TASK OBJECTIVE:
Within the records that follow, restate exactly the lines from the line with "Recreate this image" down to the line with "plt.rcParams['font.family'] = ['Liberation", including both. Omit the pictures.

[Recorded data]

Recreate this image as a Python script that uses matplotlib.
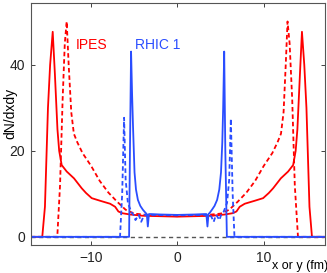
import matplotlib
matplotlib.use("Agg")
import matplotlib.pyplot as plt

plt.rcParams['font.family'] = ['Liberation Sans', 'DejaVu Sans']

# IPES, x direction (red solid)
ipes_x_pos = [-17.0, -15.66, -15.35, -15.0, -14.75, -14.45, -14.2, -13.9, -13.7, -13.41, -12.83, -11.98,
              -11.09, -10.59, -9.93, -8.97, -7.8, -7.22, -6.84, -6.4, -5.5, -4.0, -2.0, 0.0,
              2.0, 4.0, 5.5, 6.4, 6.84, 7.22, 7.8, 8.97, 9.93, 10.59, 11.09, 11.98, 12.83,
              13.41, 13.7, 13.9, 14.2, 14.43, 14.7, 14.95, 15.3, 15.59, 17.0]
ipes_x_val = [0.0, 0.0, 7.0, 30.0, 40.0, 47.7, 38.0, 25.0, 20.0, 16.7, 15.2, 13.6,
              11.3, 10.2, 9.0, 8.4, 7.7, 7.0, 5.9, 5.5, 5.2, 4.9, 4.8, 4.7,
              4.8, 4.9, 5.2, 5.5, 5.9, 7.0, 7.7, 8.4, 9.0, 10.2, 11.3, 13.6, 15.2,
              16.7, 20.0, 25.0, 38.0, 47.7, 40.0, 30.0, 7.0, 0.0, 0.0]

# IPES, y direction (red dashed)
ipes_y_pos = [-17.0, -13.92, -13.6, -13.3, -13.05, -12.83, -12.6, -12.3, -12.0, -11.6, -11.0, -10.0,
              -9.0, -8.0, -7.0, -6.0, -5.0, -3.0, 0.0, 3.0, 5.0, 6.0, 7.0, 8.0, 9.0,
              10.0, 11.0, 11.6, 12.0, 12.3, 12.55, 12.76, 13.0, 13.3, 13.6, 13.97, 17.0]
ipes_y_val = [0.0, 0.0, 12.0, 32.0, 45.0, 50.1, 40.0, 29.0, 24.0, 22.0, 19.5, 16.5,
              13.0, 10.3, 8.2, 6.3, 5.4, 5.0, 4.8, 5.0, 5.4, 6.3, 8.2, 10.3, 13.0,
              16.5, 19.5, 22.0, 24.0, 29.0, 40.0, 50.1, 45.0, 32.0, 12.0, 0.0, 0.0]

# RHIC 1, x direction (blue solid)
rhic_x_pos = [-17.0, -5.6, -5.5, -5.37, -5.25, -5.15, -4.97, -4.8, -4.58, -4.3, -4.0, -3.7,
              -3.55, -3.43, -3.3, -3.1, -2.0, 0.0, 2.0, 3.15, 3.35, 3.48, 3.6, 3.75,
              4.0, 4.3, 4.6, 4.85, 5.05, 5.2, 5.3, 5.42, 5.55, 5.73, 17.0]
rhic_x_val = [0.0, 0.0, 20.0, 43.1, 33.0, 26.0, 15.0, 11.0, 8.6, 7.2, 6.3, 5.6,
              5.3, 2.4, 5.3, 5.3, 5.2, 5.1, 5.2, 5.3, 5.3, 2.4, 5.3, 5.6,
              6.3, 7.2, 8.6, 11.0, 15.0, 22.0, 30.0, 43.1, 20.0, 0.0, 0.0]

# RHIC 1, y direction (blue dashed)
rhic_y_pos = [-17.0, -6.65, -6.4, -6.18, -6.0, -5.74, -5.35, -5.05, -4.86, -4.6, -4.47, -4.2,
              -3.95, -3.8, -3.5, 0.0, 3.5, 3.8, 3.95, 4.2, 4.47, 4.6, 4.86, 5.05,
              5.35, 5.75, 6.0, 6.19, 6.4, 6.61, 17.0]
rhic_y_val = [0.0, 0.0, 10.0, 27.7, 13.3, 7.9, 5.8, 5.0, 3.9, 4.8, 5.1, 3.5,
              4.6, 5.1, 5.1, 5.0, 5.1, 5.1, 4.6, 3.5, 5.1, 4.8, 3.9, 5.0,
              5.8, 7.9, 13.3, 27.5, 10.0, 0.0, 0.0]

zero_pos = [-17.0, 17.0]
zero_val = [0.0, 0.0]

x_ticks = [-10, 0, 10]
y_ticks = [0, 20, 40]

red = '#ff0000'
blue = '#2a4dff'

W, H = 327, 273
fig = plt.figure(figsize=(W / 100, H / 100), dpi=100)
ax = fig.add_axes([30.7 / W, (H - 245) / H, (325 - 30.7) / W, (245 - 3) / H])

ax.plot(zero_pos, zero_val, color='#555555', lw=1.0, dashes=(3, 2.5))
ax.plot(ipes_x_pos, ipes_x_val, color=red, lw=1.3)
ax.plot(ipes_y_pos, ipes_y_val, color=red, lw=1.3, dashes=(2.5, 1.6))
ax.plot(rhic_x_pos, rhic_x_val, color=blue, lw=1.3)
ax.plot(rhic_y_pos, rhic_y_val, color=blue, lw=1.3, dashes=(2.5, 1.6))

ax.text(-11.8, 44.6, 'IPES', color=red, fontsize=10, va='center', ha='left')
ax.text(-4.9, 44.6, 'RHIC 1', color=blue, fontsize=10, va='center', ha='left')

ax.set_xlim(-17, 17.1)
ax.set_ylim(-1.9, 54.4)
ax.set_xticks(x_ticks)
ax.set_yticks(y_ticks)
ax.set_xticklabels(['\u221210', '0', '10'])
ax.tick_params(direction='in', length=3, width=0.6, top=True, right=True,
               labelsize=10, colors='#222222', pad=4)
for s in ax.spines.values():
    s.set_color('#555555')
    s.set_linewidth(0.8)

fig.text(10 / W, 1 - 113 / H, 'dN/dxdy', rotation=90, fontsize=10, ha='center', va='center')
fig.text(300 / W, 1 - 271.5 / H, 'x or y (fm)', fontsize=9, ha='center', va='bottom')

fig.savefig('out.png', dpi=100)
---
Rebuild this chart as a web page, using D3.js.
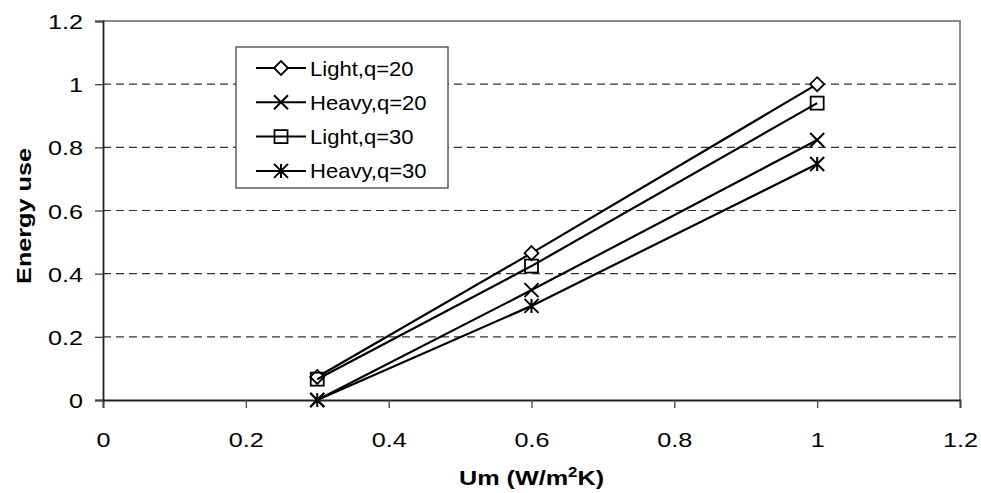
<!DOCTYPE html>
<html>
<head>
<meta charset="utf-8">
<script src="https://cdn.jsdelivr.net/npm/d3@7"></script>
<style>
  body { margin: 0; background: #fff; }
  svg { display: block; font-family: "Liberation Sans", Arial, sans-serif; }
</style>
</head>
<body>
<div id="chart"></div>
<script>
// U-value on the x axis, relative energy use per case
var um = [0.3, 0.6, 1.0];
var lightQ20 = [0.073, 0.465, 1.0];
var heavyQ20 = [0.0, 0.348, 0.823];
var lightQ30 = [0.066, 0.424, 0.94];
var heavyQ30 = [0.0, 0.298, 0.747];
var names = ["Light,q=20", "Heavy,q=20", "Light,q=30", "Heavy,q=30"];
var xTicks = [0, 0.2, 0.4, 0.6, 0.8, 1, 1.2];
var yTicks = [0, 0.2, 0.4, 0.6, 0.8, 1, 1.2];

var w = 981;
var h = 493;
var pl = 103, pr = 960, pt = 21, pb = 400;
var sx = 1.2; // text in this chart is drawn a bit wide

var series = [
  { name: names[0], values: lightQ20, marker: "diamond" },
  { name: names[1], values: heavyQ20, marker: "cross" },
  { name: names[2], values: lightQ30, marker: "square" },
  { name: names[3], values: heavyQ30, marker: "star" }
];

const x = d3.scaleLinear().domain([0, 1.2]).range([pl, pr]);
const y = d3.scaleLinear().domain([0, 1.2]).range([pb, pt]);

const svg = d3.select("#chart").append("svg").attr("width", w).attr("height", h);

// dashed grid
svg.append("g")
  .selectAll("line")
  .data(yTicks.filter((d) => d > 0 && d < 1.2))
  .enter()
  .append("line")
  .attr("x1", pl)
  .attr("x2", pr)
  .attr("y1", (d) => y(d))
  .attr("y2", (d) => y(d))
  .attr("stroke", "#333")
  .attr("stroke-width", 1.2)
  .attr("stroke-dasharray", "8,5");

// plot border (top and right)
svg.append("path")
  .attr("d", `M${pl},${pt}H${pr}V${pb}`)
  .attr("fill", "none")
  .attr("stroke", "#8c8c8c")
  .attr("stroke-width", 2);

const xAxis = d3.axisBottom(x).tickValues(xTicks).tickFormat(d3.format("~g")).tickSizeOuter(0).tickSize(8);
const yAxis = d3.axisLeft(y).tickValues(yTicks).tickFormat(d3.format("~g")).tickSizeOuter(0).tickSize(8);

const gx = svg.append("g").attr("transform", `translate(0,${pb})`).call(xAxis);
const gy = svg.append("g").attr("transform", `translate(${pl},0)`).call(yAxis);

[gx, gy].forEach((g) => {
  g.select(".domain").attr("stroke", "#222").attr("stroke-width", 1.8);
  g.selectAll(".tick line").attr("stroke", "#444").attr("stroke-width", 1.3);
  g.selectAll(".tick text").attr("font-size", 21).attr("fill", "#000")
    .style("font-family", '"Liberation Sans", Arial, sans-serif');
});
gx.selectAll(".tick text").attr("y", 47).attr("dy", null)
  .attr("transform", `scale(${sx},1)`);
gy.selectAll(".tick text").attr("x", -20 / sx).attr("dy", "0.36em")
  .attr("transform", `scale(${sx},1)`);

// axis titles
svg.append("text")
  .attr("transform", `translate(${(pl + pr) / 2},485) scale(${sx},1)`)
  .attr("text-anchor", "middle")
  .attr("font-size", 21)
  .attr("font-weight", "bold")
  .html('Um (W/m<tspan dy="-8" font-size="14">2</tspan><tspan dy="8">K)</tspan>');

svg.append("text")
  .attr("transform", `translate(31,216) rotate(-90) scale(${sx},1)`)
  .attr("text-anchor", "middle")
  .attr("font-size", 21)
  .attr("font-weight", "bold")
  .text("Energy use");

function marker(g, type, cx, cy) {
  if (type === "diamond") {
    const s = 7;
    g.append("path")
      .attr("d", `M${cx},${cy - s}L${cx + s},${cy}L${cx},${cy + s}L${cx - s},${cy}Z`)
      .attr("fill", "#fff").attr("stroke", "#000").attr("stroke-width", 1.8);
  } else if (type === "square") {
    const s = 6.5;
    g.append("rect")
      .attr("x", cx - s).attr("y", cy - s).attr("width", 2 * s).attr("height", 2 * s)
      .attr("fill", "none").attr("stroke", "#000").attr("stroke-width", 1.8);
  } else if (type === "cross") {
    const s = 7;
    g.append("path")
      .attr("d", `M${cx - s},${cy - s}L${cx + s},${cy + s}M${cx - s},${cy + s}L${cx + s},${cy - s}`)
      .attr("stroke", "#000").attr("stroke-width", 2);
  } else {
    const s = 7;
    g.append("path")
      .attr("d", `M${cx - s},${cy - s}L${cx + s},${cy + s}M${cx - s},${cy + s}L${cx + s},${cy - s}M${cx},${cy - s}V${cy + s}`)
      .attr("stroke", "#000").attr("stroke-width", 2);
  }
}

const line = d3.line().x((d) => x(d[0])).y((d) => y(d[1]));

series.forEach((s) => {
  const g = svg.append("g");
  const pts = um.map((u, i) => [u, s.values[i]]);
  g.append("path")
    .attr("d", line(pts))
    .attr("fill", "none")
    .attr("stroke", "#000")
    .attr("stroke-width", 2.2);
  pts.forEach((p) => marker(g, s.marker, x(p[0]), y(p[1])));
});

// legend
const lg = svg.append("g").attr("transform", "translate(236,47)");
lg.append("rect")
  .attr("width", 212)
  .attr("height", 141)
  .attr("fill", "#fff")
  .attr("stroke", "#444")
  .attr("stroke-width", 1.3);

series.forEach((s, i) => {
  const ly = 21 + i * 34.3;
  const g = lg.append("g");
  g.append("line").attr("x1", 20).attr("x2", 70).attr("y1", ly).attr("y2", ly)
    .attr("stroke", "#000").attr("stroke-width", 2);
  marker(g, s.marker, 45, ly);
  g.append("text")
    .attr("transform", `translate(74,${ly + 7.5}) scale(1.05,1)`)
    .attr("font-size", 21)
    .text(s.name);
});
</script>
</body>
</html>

RESPONSE TO THIS TASK:
Recreate this image as a Python script that uses matplotlib.
import matplotlib
matplotlib.use("Agg")
import matplotlib.pyplot as plt

plt.rcParams['font.family'] = ['Liberation Sans', 'DejaVu Sans']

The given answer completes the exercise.